• [WHAT TO DO]: For the data below, transcribe the part that opens with the line containing "Rebuild this chart" and closes with the line containing "v in y_ticks])", exactly and with no pictures.

-- START --

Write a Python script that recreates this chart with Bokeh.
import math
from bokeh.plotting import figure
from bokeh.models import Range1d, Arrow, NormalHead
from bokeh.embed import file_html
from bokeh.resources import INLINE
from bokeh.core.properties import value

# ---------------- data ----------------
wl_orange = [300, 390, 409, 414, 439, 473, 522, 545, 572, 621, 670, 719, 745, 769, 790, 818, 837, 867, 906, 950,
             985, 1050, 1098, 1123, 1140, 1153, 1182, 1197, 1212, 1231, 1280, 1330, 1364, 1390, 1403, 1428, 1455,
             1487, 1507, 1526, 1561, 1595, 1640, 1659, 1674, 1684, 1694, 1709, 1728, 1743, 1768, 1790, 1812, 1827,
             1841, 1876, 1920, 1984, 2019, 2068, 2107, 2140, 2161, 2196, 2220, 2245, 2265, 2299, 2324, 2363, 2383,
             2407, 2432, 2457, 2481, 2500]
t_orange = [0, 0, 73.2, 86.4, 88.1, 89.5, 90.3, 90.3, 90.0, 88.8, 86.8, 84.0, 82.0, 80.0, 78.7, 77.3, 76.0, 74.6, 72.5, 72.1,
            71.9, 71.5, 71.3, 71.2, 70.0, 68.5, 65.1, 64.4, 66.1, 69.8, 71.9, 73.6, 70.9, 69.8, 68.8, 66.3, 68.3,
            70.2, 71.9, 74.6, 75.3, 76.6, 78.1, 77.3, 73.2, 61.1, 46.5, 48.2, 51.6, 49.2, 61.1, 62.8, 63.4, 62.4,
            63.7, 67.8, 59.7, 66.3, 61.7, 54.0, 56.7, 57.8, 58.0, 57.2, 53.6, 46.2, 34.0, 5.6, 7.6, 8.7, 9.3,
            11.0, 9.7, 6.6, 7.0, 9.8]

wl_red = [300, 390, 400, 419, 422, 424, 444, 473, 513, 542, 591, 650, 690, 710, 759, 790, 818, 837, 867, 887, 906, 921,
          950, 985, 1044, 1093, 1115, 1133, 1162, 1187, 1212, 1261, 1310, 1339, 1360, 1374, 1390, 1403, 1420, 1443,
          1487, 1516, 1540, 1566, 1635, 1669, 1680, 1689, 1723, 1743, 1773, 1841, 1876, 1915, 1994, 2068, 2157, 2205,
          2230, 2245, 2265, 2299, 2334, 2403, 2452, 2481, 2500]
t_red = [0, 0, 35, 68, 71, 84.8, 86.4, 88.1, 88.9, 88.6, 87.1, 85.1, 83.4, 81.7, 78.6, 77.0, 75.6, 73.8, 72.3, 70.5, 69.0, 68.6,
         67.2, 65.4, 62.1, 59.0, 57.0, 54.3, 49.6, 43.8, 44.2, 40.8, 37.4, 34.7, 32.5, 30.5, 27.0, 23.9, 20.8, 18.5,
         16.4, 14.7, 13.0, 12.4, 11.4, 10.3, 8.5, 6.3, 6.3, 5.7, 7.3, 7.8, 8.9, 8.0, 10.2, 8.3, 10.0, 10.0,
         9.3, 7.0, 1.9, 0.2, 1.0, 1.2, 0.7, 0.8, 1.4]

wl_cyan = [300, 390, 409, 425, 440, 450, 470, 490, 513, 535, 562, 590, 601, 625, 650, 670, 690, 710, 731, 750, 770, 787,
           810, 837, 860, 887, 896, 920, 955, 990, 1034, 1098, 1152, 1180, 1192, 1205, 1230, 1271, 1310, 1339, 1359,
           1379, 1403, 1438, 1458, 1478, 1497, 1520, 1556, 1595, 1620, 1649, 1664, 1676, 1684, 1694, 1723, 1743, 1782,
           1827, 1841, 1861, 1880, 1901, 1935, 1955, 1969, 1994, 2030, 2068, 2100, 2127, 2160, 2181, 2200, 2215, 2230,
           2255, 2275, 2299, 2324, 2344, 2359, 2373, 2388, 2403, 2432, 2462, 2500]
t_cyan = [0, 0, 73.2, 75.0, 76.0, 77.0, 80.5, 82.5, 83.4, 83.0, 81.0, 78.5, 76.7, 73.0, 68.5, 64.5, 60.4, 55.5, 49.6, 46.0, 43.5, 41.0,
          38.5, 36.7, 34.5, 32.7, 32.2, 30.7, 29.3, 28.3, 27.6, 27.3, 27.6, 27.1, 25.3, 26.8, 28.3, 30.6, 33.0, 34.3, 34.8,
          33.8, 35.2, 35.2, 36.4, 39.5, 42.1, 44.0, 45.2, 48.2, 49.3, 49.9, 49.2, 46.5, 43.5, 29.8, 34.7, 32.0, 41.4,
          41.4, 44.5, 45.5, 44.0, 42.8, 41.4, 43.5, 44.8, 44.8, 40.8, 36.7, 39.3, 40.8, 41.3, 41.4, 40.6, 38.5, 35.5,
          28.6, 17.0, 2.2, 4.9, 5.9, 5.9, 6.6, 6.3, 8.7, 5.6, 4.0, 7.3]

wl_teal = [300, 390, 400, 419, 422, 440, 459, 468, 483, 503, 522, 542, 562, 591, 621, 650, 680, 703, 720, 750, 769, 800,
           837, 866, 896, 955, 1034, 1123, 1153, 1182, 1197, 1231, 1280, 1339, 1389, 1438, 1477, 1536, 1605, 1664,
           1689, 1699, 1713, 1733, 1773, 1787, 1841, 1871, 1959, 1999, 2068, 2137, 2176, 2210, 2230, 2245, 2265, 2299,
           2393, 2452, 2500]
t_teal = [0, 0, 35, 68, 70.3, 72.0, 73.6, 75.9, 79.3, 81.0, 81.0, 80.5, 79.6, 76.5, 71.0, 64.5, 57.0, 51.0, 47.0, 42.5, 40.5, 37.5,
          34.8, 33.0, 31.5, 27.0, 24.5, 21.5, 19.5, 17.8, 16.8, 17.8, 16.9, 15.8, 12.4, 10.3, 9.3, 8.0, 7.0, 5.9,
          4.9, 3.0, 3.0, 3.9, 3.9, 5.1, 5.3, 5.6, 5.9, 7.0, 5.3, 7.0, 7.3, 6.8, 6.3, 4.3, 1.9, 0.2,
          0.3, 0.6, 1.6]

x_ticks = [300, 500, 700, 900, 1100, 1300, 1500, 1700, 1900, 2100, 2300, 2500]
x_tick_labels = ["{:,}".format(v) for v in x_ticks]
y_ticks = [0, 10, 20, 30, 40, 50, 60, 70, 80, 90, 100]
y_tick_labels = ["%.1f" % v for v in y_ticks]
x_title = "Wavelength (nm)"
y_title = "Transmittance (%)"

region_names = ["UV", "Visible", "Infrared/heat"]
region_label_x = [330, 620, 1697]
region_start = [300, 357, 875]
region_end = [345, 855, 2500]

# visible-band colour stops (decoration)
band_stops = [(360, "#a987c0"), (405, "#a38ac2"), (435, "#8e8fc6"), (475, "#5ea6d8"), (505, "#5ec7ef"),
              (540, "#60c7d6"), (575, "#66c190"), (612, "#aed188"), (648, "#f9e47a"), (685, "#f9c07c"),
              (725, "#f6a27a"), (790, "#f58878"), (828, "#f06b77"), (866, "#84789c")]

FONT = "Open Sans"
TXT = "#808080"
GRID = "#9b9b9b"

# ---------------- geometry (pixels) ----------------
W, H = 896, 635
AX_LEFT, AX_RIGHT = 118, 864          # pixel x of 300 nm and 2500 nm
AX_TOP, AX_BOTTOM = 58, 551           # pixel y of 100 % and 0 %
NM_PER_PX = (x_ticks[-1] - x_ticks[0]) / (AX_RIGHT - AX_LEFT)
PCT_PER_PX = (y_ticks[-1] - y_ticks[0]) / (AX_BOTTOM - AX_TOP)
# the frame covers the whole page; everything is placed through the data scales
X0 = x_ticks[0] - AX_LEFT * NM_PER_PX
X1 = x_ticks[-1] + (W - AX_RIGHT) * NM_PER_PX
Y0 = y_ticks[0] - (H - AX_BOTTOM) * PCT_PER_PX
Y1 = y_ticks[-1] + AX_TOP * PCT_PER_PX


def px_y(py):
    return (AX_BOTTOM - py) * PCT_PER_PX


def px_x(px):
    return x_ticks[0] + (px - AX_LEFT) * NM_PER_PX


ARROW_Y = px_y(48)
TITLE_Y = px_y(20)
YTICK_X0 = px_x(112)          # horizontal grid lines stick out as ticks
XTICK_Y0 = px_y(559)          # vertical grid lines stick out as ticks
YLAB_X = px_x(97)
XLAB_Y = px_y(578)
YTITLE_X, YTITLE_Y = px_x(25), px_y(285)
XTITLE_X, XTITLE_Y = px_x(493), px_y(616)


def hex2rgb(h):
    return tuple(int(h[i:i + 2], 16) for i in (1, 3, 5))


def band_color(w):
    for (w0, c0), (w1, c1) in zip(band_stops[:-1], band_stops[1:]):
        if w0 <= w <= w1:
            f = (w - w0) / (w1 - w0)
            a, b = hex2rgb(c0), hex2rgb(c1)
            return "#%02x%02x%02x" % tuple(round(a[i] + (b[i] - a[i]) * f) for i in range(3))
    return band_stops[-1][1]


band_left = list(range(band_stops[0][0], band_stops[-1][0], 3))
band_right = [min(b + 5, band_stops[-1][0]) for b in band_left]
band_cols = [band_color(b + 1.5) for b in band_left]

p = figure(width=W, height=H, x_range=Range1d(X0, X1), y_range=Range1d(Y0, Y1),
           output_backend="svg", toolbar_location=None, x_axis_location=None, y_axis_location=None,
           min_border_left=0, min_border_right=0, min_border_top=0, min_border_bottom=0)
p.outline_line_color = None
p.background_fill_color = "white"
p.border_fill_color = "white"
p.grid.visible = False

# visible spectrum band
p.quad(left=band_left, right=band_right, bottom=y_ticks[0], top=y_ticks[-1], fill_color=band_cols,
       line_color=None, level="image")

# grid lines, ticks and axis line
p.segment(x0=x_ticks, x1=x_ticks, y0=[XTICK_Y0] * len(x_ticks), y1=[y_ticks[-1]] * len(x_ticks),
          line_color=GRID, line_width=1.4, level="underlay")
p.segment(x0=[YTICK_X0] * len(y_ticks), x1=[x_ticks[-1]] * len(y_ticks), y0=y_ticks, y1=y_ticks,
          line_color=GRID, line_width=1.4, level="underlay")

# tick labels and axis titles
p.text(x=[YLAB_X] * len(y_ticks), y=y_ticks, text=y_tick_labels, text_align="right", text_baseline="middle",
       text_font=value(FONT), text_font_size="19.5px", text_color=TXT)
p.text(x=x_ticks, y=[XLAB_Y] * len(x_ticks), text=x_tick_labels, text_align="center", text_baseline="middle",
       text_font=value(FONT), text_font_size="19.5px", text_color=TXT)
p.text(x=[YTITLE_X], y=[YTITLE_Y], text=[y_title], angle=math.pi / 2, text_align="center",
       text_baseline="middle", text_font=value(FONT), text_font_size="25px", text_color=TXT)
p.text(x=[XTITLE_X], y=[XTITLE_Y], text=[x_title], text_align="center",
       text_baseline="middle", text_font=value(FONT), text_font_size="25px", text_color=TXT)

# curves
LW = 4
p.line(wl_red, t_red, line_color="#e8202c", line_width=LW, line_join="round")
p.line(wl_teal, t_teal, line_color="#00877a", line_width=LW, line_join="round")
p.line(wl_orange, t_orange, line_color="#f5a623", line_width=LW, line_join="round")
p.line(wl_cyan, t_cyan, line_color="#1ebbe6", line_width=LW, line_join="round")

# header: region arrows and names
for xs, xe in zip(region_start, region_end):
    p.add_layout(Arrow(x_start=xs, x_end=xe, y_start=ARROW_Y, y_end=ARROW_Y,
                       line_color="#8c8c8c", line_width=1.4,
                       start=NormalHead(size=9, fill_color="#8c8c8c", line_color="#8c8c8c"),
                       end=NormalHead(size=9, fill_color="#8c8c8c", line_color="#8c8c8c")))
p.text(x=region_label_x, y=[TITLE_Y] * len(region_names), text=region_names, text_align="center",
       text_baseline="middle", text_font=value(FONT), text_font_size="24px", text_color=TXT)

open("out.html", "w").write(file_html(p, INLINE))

-- END --
-- START --

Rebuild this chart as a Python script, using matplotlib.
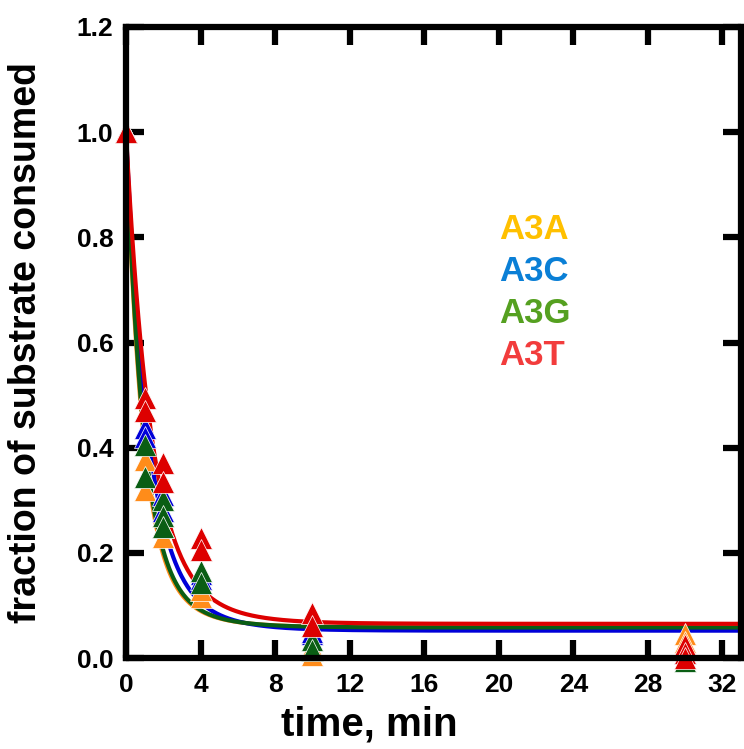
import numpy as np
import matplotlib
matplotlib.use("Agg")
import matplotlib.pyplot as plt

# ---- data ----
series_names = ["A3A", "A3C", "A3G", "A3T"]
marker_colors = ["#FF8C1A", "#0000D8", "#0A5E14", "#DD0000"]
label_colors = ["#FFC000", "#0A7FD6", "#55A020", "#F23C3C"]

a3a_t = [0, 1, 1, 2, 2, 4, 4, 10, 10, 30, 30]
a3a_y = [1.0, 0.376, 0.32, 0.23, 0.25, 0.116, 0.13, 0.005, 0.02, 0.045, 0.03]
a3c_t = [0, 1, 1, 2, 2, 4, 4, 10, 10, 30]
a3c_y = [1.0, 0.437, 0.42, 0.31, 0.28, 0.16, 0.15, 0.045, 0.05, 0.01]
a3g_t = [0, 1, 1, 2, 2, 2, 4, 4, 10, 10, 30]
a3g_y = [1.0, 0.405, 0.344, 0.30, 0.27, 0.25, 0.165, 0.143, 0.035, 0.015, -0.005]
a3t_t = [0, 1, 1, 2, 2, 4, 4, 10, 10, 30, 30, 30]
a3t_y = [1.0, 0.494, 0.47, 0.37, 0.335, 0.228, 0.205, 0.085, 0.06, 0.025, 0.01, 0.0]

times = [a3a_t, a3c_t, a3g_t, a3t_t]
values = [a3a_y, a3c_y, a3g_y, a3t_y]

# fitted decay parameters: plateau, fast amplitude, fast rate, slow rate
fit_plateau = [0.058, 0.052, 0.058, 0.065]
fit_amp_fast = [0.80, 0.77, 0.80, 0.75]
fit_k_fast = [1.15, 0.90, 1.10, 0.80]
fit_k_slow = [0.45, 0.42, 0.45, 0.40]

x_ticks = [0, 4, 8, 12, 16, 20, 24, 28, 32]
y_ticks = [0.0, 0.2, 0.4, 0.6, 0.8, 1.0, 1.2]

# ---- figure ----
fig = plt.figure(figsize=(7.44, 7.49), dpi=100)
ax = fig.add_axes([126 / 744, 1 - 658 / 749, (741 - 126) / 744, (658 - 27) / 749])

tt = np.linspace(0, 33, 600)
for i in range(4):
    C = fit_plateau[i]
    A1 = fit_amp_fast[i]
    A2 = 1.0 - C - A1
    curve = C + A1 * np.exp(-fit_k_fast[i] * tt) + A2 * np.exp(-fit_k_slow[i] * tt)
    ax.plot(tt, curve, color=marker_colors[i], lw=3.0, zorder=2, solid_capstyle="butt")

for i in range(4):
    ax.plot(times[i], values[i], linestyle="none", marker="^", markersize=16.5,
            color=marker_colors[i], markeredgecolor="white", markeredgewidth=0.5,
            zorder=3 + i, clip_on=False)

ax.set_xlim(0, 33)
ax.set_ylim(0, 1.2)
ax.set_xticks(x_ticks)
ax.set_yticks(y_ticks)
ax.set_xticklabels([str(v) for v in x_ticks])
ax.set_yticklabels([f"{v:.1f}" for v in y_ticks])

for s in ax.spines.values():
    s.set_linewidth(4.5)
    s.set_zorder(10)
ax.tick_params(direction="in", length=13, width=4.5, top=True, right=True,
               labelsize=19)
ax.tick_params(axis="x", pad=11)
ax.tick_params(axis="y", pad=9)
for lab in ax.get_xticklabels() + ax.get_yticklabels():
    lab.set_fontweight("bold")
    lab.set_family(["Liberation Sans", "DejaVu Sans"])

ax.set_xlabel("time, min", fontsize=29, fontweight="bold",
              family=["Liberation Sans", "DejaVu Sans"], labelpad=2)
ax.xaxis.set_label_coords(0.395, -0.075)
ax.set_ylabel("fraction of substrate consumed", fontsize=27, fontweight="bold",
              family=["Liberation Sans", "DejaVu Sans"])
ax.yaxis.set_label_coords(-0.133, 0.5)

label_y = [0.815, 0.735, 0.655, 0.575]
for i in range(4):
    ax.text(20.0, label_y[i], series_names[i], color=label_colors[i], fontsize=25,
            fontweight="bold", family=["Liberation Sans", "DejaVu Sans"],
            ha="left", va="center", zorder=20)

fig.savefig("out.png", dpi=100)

-- END --

• [THE RESPONSE]:
Rebuild this chart as a Python script, using matplotlib.
import numpy as np
import matplotlib
matplotlib.use("Agg")
import matplotlib.pyplot as plt

# ---- data ----
series_names = ["A3A", "A3C", "A3G", "A3T"]
marker_colors = ["#FF8C1A", "#0000D8", "#0A5E14", "#DD0000"]
label_colors = ["#FFC000", "#0A7FD6", "#55A020", "#F23C3C"]

a3a_t = [0, 1, 1, 2, 2, 4, 4, 10, 10, 30, 30]
a3a_y = [1.0, 0.376, 0.32, 0.23, 0.25, 0.116, 0.13, 0.005, 0.02, 0.045, 0.03]
a3c_t = [0, 1, 1, 2, 2, 4, 4, 10, 10, 30]
a3c_y = [1.0, 0.437, 0.42, 0.31, 0.28, 0.16, 0.15, 0.045, 0.05, 0.01]
a3g_t = [0, 1, 1, 2, 2, 2, 4, 4, 10, 10, 30]
a3g_y = [1.0, 0.405, 0.344, 0.30, 0.27, 0.25, 0.165, 0.143, 0.035, 0.015, -0.005]
a3t_t = [0, 1, 1, 2, 2, 4, 4, 10, 10, 30, 30, 30]
a3t_y = [1.0, 0.494, 0.47, 0.37, 0.335, 0.228, 0.205, 0.085, 0.06, 0.025, 0.01, 0.0]

times = [a3a_t, a3c_t, a3g_t, a3t_t]
values = [a3a_y, a3c_y, a3g_y, a3t_y]

# fitted decay parameters: plateau, fast amplitude, fast rate, slow rate
fit_plateau = [0.058, 0.052, 0.058, 0.065]
fit_amp_fast = [0.80, 0.77, 0.80, 0.75]
fit_k_fast = [1.15, 0.90, 1.10, 0.80]
fit_k_slow = [0.45, 0.42, 0.45, 0.40]

x_ticks = [0, 4, 8, 12, 16, 20, 24, 28, 32]
y_ticks = [0.0, 0.2, 0.4, 0.6, 0.8, 1.0, 1.2]

# ---- figure ----
fig = plt.figure(figsize=(7.44, 7.49), dpi=100)
ax = fig.add_axes([126 / 744, 1 - 658 / 749, (741 - 126) / 744, (658 - 27) / 749])

tt = np.linspace(0, 33, 600)
for i in range(4):
    C = fit_plateau[i]
    A1 = fit_amp_fast[i]
    A2 = 1.0 - C - A1
    curve = C + A1 * np.exp(-fit_k_fast[i] * tt) + A2 * np.exp(-fit_k_slow[i] * tt)
    ax.plot(tt, curve, color=marker_colors[i], lw=3.0, zorder=2, solid_capstyle="butt")

for i in range(4):
    ax.plot(times[i], values[i], linestyle="none", marker="^", markersize=16.5,
            color=marker_colors[i], markeredgecolor="white", markeredgewidth=0.5,
            zorder=3 + i, clip_on=False)

ax.set_xlim(0, 33)
ax.set_ylim(0, 1.2)
ax.set_xticks(x_ticks)
ax.set_yticks(y_ticks)
ax.set_xticklabels([str(v) for v in x_ticks])
ax.set_yticklabels([f"{v:.1f}" for v in y_ticks])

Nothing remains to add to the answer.